I think I brought a fair level of craftsmanship to my books. They all look relatively the same, so there most have been some craftsmanship there. Also, I made steel mesh into cages. I’m kind of proud of that. In a perfect world, the cages I made would look a whole lot more like bird cages as oppose to the blocks they are. This was probably my “failure” of the project, but that might be a bit too harsh. I’m also proud of my stitch work because I’m not the best at it, and I think they look pretty good.
I fully explored my book form I think. It’s a stab bound, so I’m not sure there was a ton of terrain to explore. I certainly didn’t stretch it though. I wanted a more traditional book to compliment the cage idea. Also, Bukowski’s a strictly meat-and-potatos writer, so I wanted my book to reflect that.
Graphically, I wanted to stay simple. I used Illustrator to create the bird outline on the cover. I didn’t want a title to appear on my book in a way that used words, because I wanted the fact that it was a book to be a secondary thought. I think the graphic completes my intentions, and strengthens the concept of a caged bird. I used Georgia for the content of the book because I think it has a simple, yet sturdy construction. It’s also a traditional font that looks old fashioned, but is a relatively newer font. As a compliment, or maybe juxtaposition to Georgia, I found a free font called Jonko’s Typewriter. The font was reminiscent, to me, of a drunk smashing away on an old typewriter. This is the image I get when I think of Bukowski.

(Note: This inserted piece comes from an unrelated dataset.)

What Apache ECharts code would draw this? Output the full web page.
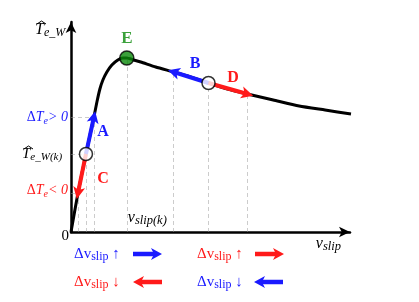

The name of my project is (Caged) Bluebird. I wanted to keep Bukowski’s original title intact because it’s his work. I added “Caged” in parentheses because, in my opinion, it’s kind of obvious, but avoids being trite. It’s just the title that makes sense to me.

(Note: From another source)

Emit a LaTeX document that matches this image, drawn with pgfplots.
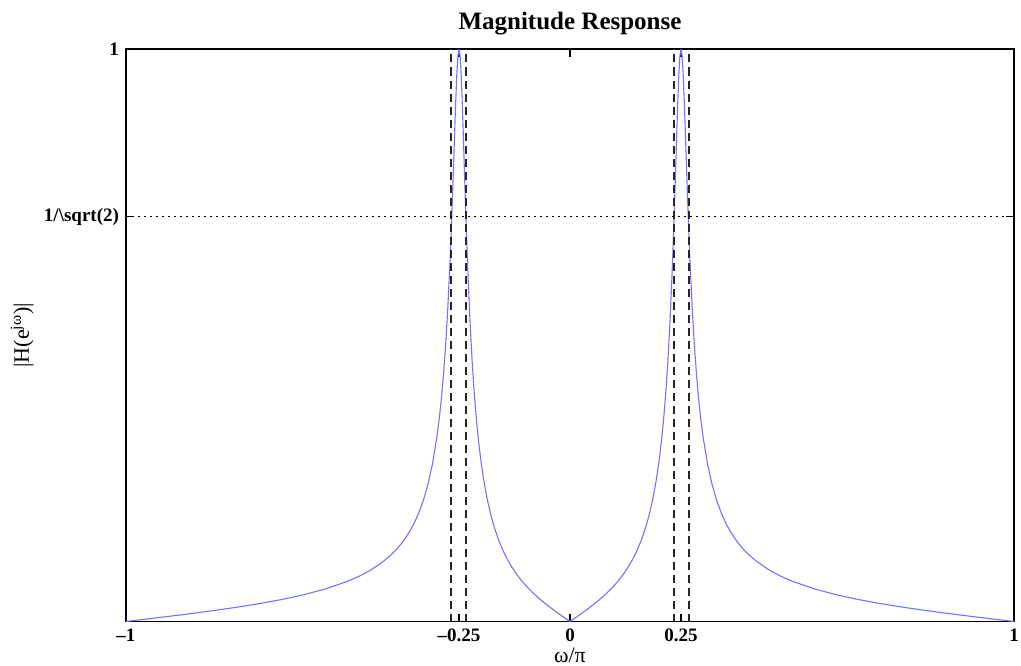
\documentclass[border=0pt]{standalone}
\usepackage{pgfplots}
\pgfplotsset{compat=1.18}
\usepackage{fontspec}
\setmainfont{Liberation Serif}
\definecolor{curve}{RGB}{115,115,255}
\begin{document}
\begin{tikzpicture}
\begin{axis}[
  at={(0,0)}, anchor=south west,
  scale only axis, width=444pt, height=286.25pt,
  xmin=-1, xmax=1, ymin=0, ymax=1,
  xtick={-1,-0.25,0,0.25,1},
  xticklabels={\textendash1,\textendash0.25,0,0.25,1},
  ytick={0.70711,1},
  yticklabels={1/\textbackslash sqrt(2),1},
  tick align=inside, major tick length=4pt,
  tick style={black, line width=0.6pt},
  axis line style={line width=0.8pt},
  ticklabel style={font=\fontsize{9.5}{11}\selectfont\bfseries},
  title={Magnitude Response},
  title style={font=\fontsize{12.5}{14}\selectfont\bfseries, at={(axis description cs:0.5,1.0472)}, anchor=center, yshift=-7pt},
  xlabel={ω/π},
  xlabel style={font=\fontsize{11}{13}\selectfont, at={(axis description cs:0.5,-0.0594)}, anchor=center},
  ylabel={|H(e\textsuperscript{jω})|},
  ylabel style={font=\fontsize{11}{13}\selectfont, at={(axis description cs:-0.117,0.5)}, anchor=center},
]
\addplot[curve, line width=0.55pt, line join=round] coordinates {
(-1,0) (-0.95,0.00461) (-0.90,0.00932) (-0.85,0.0142) (-0.80,0.0194) (-0.75,0.0250)
(-0.70,0.0312) (-0.65,0.0383) (-0.60,0.0467) (-0.55,0.0571) (-0.50,0.0705) (-0.475,0.0790) (-0.45,0.0893)
(-0.42,0.1051) (-0.40,0.1186) (-0.39,0.1267) (-0.38,0.1359) (-0.37,0.1464) (-0.36,0.1588) (-0.35,0.1733)
(-0.34,0.1908) (-0.33,0.2123) (-0.32,0.2393) (-0.31,0.2742) (-0.30,0.3211) (-0.295,0.3509)
(-0.29,0.3868) (-0.285,0.4303) (-0.28,0.4838) (-0.275,0.5505) (-0.27,0.6336) (-0.2675,0.6821) (-0.265,0.7352)
(-0.2625,0.7919) (-0.26,0.8503) (-0.2575,0.9064) (-0.255,0.9546) (-0.2525,0.9880) (-0.25,1)
(-0.2475,0.9882) (-0.245,0.9533) (-0.2425,0.9026) (-0.24,0.8428) (-0.2375,0.7802) (-0.235,0.7191)
(-0.2325,0.6619) (-0.23,0.6096) (-0.225,0.5203) (-0.22,0.4491) (-0.215,0.3922) (-0.21,0.3462)
(-0.205,0.3085) (-0.20,0.2771) (-0.195,0.2507) (-0.19,0.2281) (-0.185,0.2086) (-0.18,0.1916) (-0.175,0.1767)
(-0.17,0.1634) (-0.165,0.1516) (-0.16,0.1409) (-0.15,0.1225) (-0.14,0.1071) (-0.13,0.0939) (-0.12,0.0824)
(-0.11,0.0723) (-0.10,0.0632) (-0.09,0.0550) (-0.08,0.0475)
(-0.07,0.04054) (-0.06,0.03403) (-0.05,0.02787) (-0.04,0.02198) (-0.03,0.01631) (-0.02,0.01079)
(-0.01,0.00537) (0,0)
(0.01,0.00537) (0.02,0.01079) (0.03,0.01631) (0.04,0.02198) (0.05,0.02787) (0.06,0.03403)
(0.07,0.04054) (0.08,0.0475) (0.09,0.0550) (0.10,0.0632) (0.11,0.0723) (0.12,0.0824) (0.13,0.0939)
(0.14,0.1071) (0.15,0.1225) (0.16,0.1409) (0.165,0.1516) (0.17,0.1634) (0.175,0.1767) (0.18,0.1916)
(0.185,0.2086) (0.19,0.2281) (0.195,0.2507) (0.20,0.2771)
(0.205,0.3085) (0.21,0.3462) (0.215,0.3922) (0.22,0.4491) (0.225,0.5203) (0.23,0.6096)
(0.2325,0.6619) (0.235,0.7191) (0.2375,0.7802) (0.24,0.8428) (0.2425,0.9026) (0.245,0.9533)
(0.2475,0.9882) (0.25,1) (0.2525,0.9880) (0.255,0.9546) (0.2575,0.9064) (0.26,0.8503)
(0.2625,0.7919) (0.265,0.7352) (0.2675,0.6821) (0.27,0.6336) (0.275,0.5505) (0.28,0.4838)
(0.285,0.4303) (0.29,0.3868) (0.295,0.3509) (0.30,0.3211) (0.31,0.2742) (0.32,0.2393) (0.33,0.2123)
(0.34,0.1908) (0.35,0.1733) (0.36,0.1588) (0.37,0.1464) (0.38,0.1359) (0.39,0.1267)
(0.40,0.1186) (0.42,0.1051) (0.45,0.0893) (0.475,0.0790) (0.50,0.0705) (0.55,0.0571) (0.60,0.0467) (0.65,0.0383)
(0.70,0.0312) (0.75,0.0250) (0.80,0.0194) (0.85,0.0142) (0.90,0.00932) (0.95,0.00461) (1,0)
};
\addplot[black!85, line width=0.75pt, dash pattern=on 4pt off 2.5pt] coordinates {(-0.2675,0) (-0.2675,1)};
\addplot[black!85, line width=0.75pt, dash pattern=on 4pt off 2.5pt] coordinates {(-0.2345,0) (-0.2345,1)};
\addplot[black!85, line width=0.75pt, dash pattern=on 4pt off 2.5pt] coordinates {(0.2345,0) (0.2345,1)};
\addplot[black!85, line width=0.75pt, dash pattern=on 4pt off 2.5pt] coordinates {(0.2675,0) (0.2675,1)};
\addplot[black, line width=0.7pt, dash pattern=on 0.8pt off 2.2pt] coordinates {(-1,0.70711) (1,0.70711)};
\end{axis}
\pgfresetboundingbox
\path (-63pt,-21.75pt) rectangle (447.5pt,310.75pt);
\end{tikzpicture}
\end{document}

If I were to make this book over again, I would want my cages look more like actual bird cages. I would also probably want to use a slightly more ambitious book form than stab bound. Also, I’d figure out how to avoid all the cuts and wounds I encountered. But overall, my project came out how I imagined it. (I did imagine it in the shape of a bird, but I’m happy with that original concept being nixed.) When a project comes out like you had it pictured in your head, it’s hard not to be happy with your work.